December 18, 2010

Brussels Sprouts with Mustard Tofu

Ah, the Brussels sprout! Seeing as it's related to broccoli, it's no wonder I love this veggie.  But the trick is to cook it right- when overdone, sprouts release a chemical, called glucosinolate sinigrin, that contributes to bitterness and stinkiness but which is also a potential anticancer agent.  Therefore, it is in your best interest to be sure not to cook the living daylights out of your sprouts.  I think color can be one of the best indicators- if you have bright green sprouts, with still a little firmness to them, they are not overdone, and shouldn't be stinky. (Don't go using these pictures as a reference for color, my ancient camera seriously misrepresents the beauty of a good sprout.)

One of the best ways to get some great flavor out of sprouts is to get them a little browned.  Either on the stove or in the oven, browning gives sprouts this amazing nutty flavor that challenges you to believe it's in the same family as boring old green cabbage.  The following recipe is a really quick and easy way to cook Brussels sprouts without a lot of fuss, and no special ingredients.
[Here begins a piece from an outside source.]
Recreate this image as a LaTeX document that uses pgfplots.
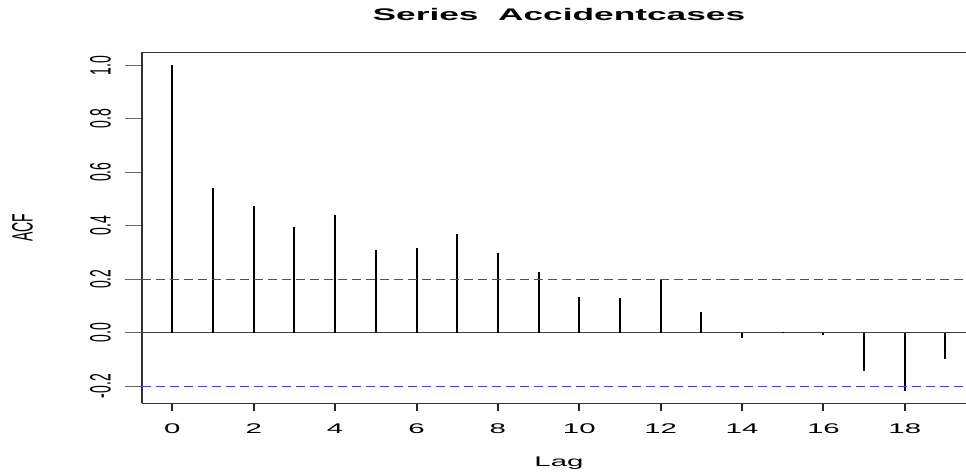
\documentclass[border=0pt]{standalone}
\usepackage{fontspec}
\setmainfont{Liberation Sans}
\usepackage{pgfplots}
\pgfplotsset{compat=1.18}
\definecolor{ciblue}{RGB}{60,60,255}
\newcommand{\tickfont}{\fontsize{14}{16}\selectfont}
\begin{document}
\begin{tikzpicture}
\path[use as bounding box] (0,0) rectangle (966pt,474pt);
\clip (0,0) rectangle (966pt,474pt);
\begin{axis}[
  at={(141.5pt,70.7pt)}, anchor=south west,
  scale only axis, width=834.9pt, height=351pt,
  xmin=-0.76, xmax=19.76, ymin=-0.264, ymax=1.0486,
  separate axis lines,
  axis line style={black!80},
  every outer x axis line/.append style={line width=1.1pt},
  every outer y axis line/.append style={line width=2pt},
  tick align=outside, xtick pos=bottom, ytick pos=left,
  xtick={0,2,4,6,8,10,12,14,16,18},
  xticklabels={0,2,4,6,8,10,12,14,16,18},
  ytick={-0.2,0,0.2,0.4,0.6,0.8,1.0},
  yticklabels={-0.2,0.0,0.2,0.4,0.6,0.8,1.0},
  major tick length=7.3pt,
  x tick style={line width=2pt, black!85, /pgfplots/major tick length=7.3pt},
  y tick style={line width=1pt, black!60, /pgfplots/major tick length=17pt},
  xticklabel style={yshift=-12.7pt, xscale=2.1, anchor=north, inner sep=0pt, font=\tickfont},
  yticklabel style={xshift=-22.8pt, xscale=2.1, rotate=90, anchor=south, inner sep=0pt, font=\tickfont},
  title={Series\ \ Accidentcases},
  every axis title/.style={at={(axis description cs:0.5,1)}, yshift=31.6pt, xscale=2.1, anchor=base, inner sep=0pt, font=\fontsize{16.8}{20}\selectfont\bfseries},
  xlabel={Lag},
  every axis x label/.style={at={(axis description cs:0.5,0)}, yshift=-63.4pt, xscale=2.1, anchor=base, inner sep=0pt, font=\tickfont},
  ylabel={ACF},
  every axis y label/.style={at={(axis description cs:0,0.5)}, xshift=-108.2pt, xscale=2.1, rotate=90, anchor=south, inner sep=0pt, font=\tickfont},
]
\addplot[black!75, line width=1pt] coordinates {(-0.76,0) (19.76,0)};
\addplot[ycomb, black, line width=2pt, no marks] coordinates {
(0,1.000) (1,0.540) (2,0.475) (3,0.394) (4,0.439) (5,0.309) (6,0.315)
(7,0.370) (8,0.297) (9,0.228) (10,0.135) (11,0.128) (12,0.197) (13,0.079)
(14,-0.019) (15,0.004) (16,-0.009) (17,-0.143) (18,-0.217) (19,-0.097)
};
\addplot[draw=ciblue, line width=1pt, dash pattern=on 9pt off 5pt] coordinates {(-0.76,0.2) (19.76,0.2)};
\addplot[draw=ciblue, line width=1pt, dash pattern=on 9pt off 5pt] coordinates {(-0.76,-0.2) (19.76,-0.2)};
\end{axis}
\end{tikzpicture}
\end{document}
This is one of my stand-by sprout dishes: it can be whipped up in half an hour while I get the rest of the dinner ready.  And they're hard to mess up- always a plus.  
Don't leave your plate on the counter- Boogs love sprouts too.
Here are the recipes- tofu, sprouts, and the easiest way to make brown rice I've found.
This tofu was one of the best preparations I've made.  I always use extra-firm tofu, and freeze it, then thaw and press it (between towels with a heavy pan) to get out the extra moisture.  This gives it better structure. 

Mustard Tofu
1 block extra firm tofu
1/2 cup brown or grainy mustard
1/4 cup olive oil
2 cloves garlic (or one big one)
1 tbsp red wine vinegar
salt and pepper

Prepare the tofu as discussed above, then slice into planks or pieces, depending on how you want them.  Mix the remaining ingredients, then cover the tofu with it for up to an hour.  When ready to cook, heat 1/4 inch of oil in a pan until hot, and fry tofu until browned on each side (about 5-7 minutes each side).  Remove and drain on paper towels.
Buying Brussels sprouts on the stem is best- they last so much longer this way.  If you can't do this, make sure to use them shortly after buying.  For all of these recipes, you will first want to pull off any of the outer leaves that look wilty, brown, or generally not bright and healthy.  Then trim the ends just a bit.  
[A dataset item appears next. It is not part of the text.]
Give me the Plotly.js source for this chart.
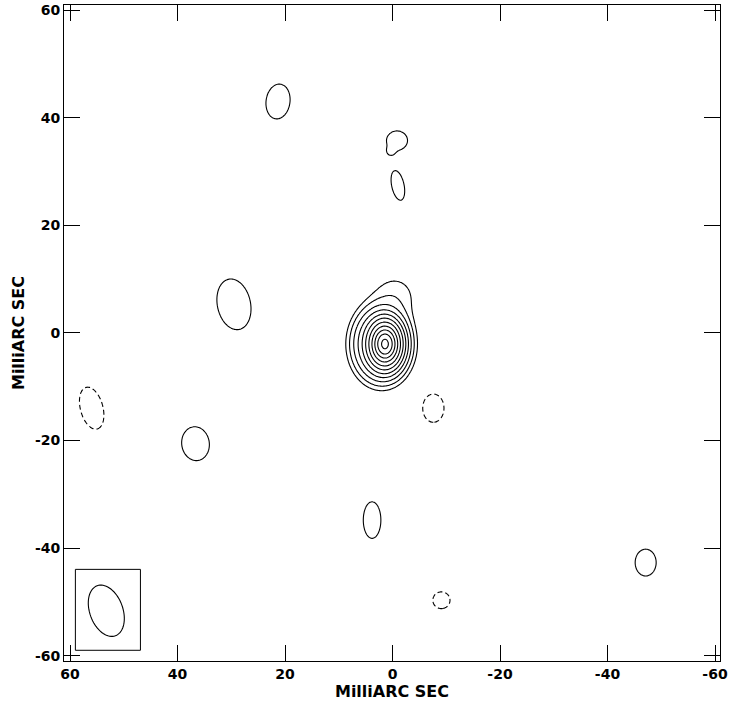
<!DOCTYPE html>
<html>
<head>
<meta charset="utf-8">
<script src="https://cdn.plot.ly/plotly-3.0.1.min.js"></script>
<style>body{margin:0;background:#fff}</style>
</head>
<body>
<div id="map" style="width:736px;height:703px"></div>
<script>
//gaussian components (mas), negative amp = dashed contour
const compX   = [1.40, 1.40, 2.05, -0.47, 21.3, -0.84, 0.35, -1.0, 29.5, 55.97, 36.65, -7.6, 3.8, -47.1, -9.1];
const compY   = [-2.08, -2.08, -2.08, 6.84, 43.0, 35.74, 33.7, 27.4, 5.3, -14.0, -20.6, -14.0, -34.8, -42.7, -49.7];
const compAmp = [862, 379, 31.4, 1.45, 2, 2, 1.2, 2, 2, -2, 2, -2, 2, 2, -2];
const compMaj = [1.17, 2.00, 3.29, 3.07, 2.76, 1.52, 0.6, 2.38, 4.05, 3.40, 2.68, 2.23, 2.89, 2.12, 1.32];
const compMin = [0.84, 1.43, 2.53, 3.07, 1.89, 1.66, 0.6, 0.98, 2.62, 1.78, 2.18, 1.68, 1.39, 1.66, 1.36];
const compPa  = [0, 0, 0, 0, -8, 0, 0, 12, 12, 15, 8, 0, 0, 0, 0];

//contour levels are 1,2,4,...,1024 x lowest level, -1 dashed
const levelSteps = 10;

//restoring beam
const beamMaj = 4.95, beamMin = 3.08, beamPa = 20;
const beamPos = [53.25, -51.65];

const tickVals = [-60, -40, -20, 0, 20, 40, 60];

//build the map grid
const step = 0.2;
let gx = [];
for (let v = -61; v <= 61.0001; v += step) gx.push(+v.toFixed(2));
let gy = gx.slice();
let n = gx.length;
let posField = [], negField = [];
for (let j = 0; j < n; j++) { posField.push(new Float64Array(n)); negField.push(new Float64Array(n)); }

for (let c = 0; c < compX.length; c++) {
  let amp = compAmp[c];
  let target = amp > 0 ? posField : negField;
  let a = Math.abs(amp);
  let th = compPa[c] * Math.PI / 180;
  let s = Math.sin(th), co = Math.cos(th);
  let reach = 6 * Math.max(compMaj[c], compMin[c]);
  let m2 = 2 * compMaj[c] * compMaj[c], n2 = 2 * compMin[c] * compMin[c];
  for (let j = 0; j < n; j++) {
    let dy = gy[j] - compY[c];
    if (Math.abs(dy) > reach) continue;
    for (let i = 0; i < n; i++) {
      let dx = gx[i] - compX[c];
      if (Math.abs(dx) > reach) continue;
      let p = dx * s + dy * co;
      let q = dx * co - dy * s;
      target[j][i] += a * Math.exp(-p * p / m2 - q * q / n2);
    }
  }
}

let logPos = posField.map(row => Array.from(row, v => Math.log2(Math.max(v, 1e-3))));
let logNeg = negField.map(row => Array.from(row, v => Math.log2(Math.max(v, 1e-3))));

var data = [
  {
    //positive contours
    type: 'contour',
    x: gx, y: gy, z: logPos,
    autocontour: false,
    contours: {start: 0, end: levelSteps, size: 1, coloring: 'none'},
    line: {color: '#000', width: 1.1, smoothing: 0.8},
    showscale: false,
    hoverinfo: 'skip'
  },{
    //negative contour
    type: 'contour',
    x: gx, y: gy, z: logNeg,
    autocontour: false,
    contours: {start: 0, end: 0.9, size: 1, coloring: 'none'},
    line: {color: '#000', width: 1.1, dash: '5px,3px', smoothing: 0.8},
    showscale: false,
    hoverinfo: 'skip'
  }
];

//beam outline
let th = beamPa * Math.PI / 180;
let beamPath = '';
for (let k = 0; k <= 72; k++) {
  let t = k / 72 * 2 * Math.PI;
  let p = beamMaj * Math.cos(t), q = beamMin * Math.sin(t);
  let bx = beamPos[0] + p * Math.sin(th) + q * Math.cos(th);
  let by = beamPos[1] + p * Math.cos(th) - q * Math.sin(th);
  beamPath += (k === 0 ? 'M' : 'L') + bx.toFixed(3) + ',' + by.toFixed(3);
}
beamPath += 'Z';

const fontFam = '"DejaVu Sans", "Liberation Sans", Arial, sans-serif';

var axisCommon = {
  tickvals: tickVals,
  ticktext: tickVals.map(String),
  ticks: 'inside',
  ticklen: 16,
  tickwidth: 1,
  tickcolor: '#000',
  showline: true,
  linecolor: '#000',
  linewidth: 1,
  mirror: 'ticks',
  showgrid: false,
  zeroline: false,
  tickfont: {family: fontFam, size: 14, color: '#000', weight: 'bold'}
};

var layout = {
  width: 736,
  height: 703,
  margin: {l: 64, r: 16, t: 5, b: 42},
  paper_bgcolor: '#fff',
  plot_bgcolor: '#fff',
  showlegend: false,
  xaxis: Object.assign({}, axisCommon, {
    range: [61.12, -60.93],
    title: {text: 'MilliARC SEC', standoff: 2, font: {family: fontFam, size: 16, color: '#000', weight: 'bold'}}
  }),
  yaxis: Object.assign({}, axisCommon, {
    range: [-60.99, 60.93],
    title: {text: 'MilliARC SEC', standoff: 6, font: {family: fontFam, size: 16, color: '#000', weight: 'bold'}}
  }),
  shapes: [
    {type: 'rect', xref: 'x', yref: 'y', x0: 59.0, x1: 46.9, y0: -59.0, y1: -43.96,
     line: {color: '#000', width: 1}},
    {type: 'path', xref: 'x', yref: 'y', path: beamPath, line: {color: '#000', width: 1.1}}
  ]
};

Plotly.newPlot('map', data, layout, {displayModeBar: false, staticPlot: true});
</script>
</body>
</html>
Shredded and crisped sprouts  
12-15 Brussels sprouts (that's really just an estimate- they vary in size so if they're small, make it 20)
1 small white onion, diced
2 carrots, finely diced
2 cloves garlic, minced

Holding the sprout by the stem end, slice thin slivers of sprouts. Heat some olive oil at medium, then put everything in.  Season with salt and pepper, maybe a splash of beer or white wine if you have some on hand, and cook until the sprouts get bright green.  Then turn the heat up to high and stir just often enough to let all the sprouts get a little browned. 
(Note: I always try to buy my sprouts on the stem.  They last a lot longer than the bagged sprouts, and I can pick off just as many as I need.)

Brown rice
1 cup brown rice
2 cups total of: stock or water or wine

Preheat oven to 375F.  Combine rice and liquid in oven-safe dish and cover (with foil if the dish doesn't have its own).  Leave it alone for about 40 minutes, then check for doneness.  I've had to add liquid when using foil, but not when my dish had a tighter lid.  Once it comes out, season with salt and pepper and butter or olive oil, or add some grated parmesan and milk for a risotto-like texture. You can also add in some finely sliced leeks or onions to the mix before putting it in the oven for extra flavor.